start DATASET EXTRACT
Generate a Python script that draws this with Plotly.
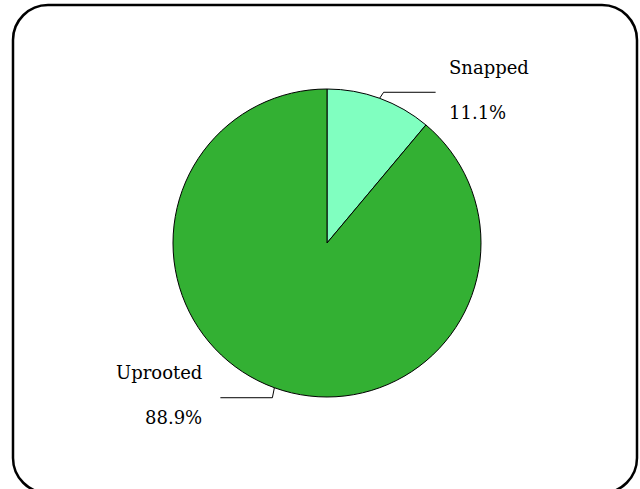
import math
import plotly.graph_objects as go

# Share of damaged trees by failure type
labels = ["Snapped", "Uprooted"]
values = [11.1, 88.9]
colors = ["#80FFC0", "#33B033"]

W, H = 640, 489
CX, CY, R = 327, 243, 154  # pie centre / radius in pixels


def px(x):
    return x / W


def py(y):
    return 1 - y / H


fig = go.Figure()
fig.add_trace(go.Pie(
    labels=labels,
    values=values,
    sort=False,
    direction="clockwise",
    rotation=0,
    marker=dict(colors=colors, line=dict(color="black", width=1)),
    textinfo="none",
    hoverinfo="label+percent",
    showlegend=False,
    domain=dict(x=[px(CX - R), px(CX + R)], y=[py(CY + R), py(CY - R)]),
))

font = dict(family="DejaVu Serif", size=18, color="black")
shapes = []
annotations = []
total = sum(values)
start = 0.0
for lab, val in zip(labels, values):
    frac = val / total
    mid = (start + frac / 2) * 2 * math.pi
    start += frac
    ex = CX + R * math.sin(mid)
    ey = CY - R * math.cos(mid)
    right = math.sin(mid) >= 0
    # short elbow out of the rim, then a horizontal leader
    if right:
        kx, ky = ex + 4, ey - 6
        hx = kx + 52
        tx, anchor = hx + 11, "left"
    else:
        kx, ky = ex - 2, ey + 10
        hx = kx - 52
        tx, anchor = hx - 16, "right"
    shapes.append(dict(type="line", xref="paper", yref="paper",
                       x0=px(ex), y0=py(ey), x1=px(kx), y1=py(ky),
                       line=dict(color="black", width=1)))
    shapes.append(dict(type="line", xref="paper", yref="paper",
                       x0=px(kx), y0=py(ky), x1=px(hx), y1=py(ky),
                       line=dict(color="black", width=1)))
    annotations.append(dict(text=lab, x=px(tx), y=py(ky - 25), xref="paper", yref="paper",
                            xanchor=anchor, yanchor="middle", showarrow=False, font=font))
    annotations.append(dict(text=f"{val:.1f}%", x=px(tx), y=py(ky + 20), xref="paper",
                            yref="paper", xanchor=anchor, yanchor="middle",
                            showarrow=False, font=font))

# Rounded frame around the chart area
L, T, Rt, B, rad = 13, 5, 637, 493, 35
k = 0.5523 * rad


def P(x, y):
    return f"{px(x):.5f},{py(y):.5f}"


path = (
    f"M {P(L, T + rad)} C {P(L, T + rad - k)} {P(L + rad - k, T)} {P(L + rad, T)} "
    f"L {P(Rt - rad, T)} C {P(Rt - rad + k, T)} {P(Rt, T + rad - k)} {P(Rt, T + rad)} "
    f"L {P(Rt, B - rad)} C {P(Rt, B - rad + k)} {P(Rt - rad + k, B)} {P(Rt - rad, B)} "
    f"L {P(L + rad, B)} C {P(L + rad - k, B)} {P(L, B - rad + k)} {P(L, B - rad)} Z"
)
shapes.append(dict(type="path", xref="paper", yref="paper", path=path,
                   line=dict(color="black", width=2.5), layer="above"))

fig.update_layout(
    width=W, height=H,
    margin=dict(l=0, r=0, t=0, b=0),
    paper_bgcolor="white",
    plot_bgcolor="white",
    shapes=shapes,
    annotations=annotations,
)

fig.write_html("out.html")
end DATASET EXTRACT
In the data above, please extract the lines from the first one through the line with "return 1 - y / H", exactly, and keep pictures out.

Generate a Python script that draws this with Plotly.
import math
import plotly.graph_objects as go

# Share of damaged trees by failure type
labels = ["Snapped", "Uprooted"]
values = [11.1, 88.9]
colors = ["#80FFC0", "#33B033"]

W, H = 640, 489
CX, CY, R = 327, 243, 154  # pie centre / radius in pixels


def px(x):
    return x / W


def py(y):
    return 1 - y / H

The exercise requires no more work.